Aim
Repeat each line exactly, leaving nothing out.

Data provided
---

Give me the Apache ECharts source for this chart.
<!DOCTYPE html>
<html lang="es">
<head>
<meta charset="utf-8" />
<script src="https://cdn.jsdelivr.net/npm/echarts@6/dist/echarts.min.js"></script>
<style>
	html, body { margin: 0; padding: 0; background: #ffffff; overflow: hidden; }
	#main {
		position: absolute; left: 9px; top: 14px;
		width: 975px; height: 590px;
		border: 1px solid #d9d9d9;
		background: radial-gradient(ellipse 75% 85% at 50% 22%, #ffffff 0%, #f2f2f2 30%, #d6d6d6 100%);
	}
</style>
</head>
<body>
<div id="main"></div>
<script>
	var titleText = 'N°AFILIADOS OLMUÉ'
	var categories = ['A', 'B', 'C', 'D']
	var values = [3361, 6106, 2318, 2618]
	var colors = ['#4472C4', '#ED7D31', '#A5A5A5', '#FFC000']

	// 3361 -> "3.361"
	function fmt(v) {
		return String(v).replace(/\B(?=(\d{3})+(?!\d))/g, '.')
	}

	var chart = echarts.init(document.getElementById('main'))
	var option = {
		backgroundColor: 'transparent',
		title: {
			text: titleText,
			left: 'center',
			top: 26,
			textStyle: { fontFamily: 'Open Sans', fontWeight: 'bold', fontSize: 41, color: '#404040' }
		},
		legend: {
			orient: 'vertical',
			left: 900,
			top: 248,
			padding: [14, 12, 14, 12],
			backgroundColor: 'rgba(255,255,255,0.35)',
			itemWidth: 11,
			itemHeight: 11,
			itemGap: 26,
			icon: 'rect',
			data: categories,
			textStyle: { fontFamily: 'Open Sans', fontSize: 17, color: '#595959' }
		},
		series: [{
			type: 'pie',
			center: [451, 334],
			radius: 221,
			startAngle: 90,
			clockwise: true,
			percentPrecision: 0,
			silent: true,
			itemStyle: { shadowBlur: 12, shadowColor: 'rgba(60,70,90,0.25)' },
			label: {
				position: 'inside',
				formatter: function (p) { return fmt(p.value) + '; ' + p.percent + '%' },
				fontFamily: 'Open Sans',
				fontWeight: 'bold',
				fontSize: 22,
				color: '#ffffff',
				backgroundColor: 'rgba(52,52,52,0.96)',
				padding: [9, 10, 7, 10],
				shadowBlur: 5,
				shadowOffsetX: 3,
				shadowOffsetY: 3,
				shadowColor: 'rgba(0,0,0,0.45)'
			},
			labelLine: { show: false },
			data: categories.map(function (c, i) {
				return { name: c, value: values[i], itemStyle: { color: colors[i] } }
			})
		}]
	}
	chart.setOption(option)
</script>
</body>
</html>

---

The reply
Give me the Apache ECharts source for this chart.
<!DOCTYPE html>
<html lang="es">
<head>
<meta charset="utf-8" />
<script src="https://cdn.jsdelivr.net/npm/echarts@6/dist/echarts.min.js"></script>
<style>
	html, body { margin: 0; padding: 0; background: #ffffff; overflow: hidden; }
	#main {
		position: absolute; left: 9px; top: 14px;
		width: 975px; height: 590px;
		border: 1px solid #d9d9d9;
		background: radial-gradient(ellipse 75% 85% at 50% 22%, #ffffff 0%, #f2f2f2 30%, #d6d6d6 100%);
	}
</style>
</head>
<body>
<div id="main"></div>
<script>
	var titleText = 'N°AFILIADOS OLMUÉ'
	var categories = ['A', 'B', 'C', 'D']
	var values = [3361, 6106, 2318, 2618]
	var colors = ['#4472C4', '#ED7D31', '#A5A5A5', '#FFC000']

	// 3361 -> "3.361"
	function fmt(v) {
		return String(v).replace(/\B(?=(\d{3})+(?!\d))/g, '.')
	}

	var chart = echarts.init(document.getElementById('main'))
	var option = {
		backgroundColor: 'transparent',
		title: {
			text: titleText,
			left: 'center',
			top: 26,
			textStyle: { fontFamily: 'Open Sans', fontWeight: 'bold', fontSize: 41, color: '#404040' }
		},
		legend: {
			orient: 'vertical',
			left: 900,
			top: 248,
			padding: [14, 12, 14, 12],
			backgroundColor: 'rgba(255,255,255,0.35)',
			itemWidth: 11,
			itemHeight: 11,
			itemGap: 26,
			icon: 'rect',
			data: categories,
			textStyle: { fontFamily: 'Open Sans', fontSize: 17, color: '#595959' }
		},
		series: [{
			type: 'pie',
			center: [451, 334],
			radius: 221,
			startAngle: 90,
			clockwise: true,
			percentPrecision: 0,
			silent: true,
			itemStyle: { shadowBlur: 12, shadowColor: 'rgba(60,70,90,0.25)' },
			label: {
				position: 'inside',
				formatter: function (p) { return fmt(p.value) + '; ' + p.percent + '%' },
				fontFamily: 'Open Sans',
				fontWeight: 'bold',
				fontSize: 22,
				color: '#ffffff',
				backgroundColor: 'rgba(52,52,52,0.96)',
				padding: [9, 10, 7, 10],
				shadowBlur: 5,
				shadowOffsetX: 3,
				shadowOffsetY: 3,
				shadowColor: 'rgba(0,0,0,0.45)'
			},
			labelLine: { show: false },
			data: categories.map(function (c, i) {
				return { name: c, value: values[i], itemStyle: { color: colors[i] } }
			})
		}]
	}
	chart.setOption(option)
</script>
</body>
</html>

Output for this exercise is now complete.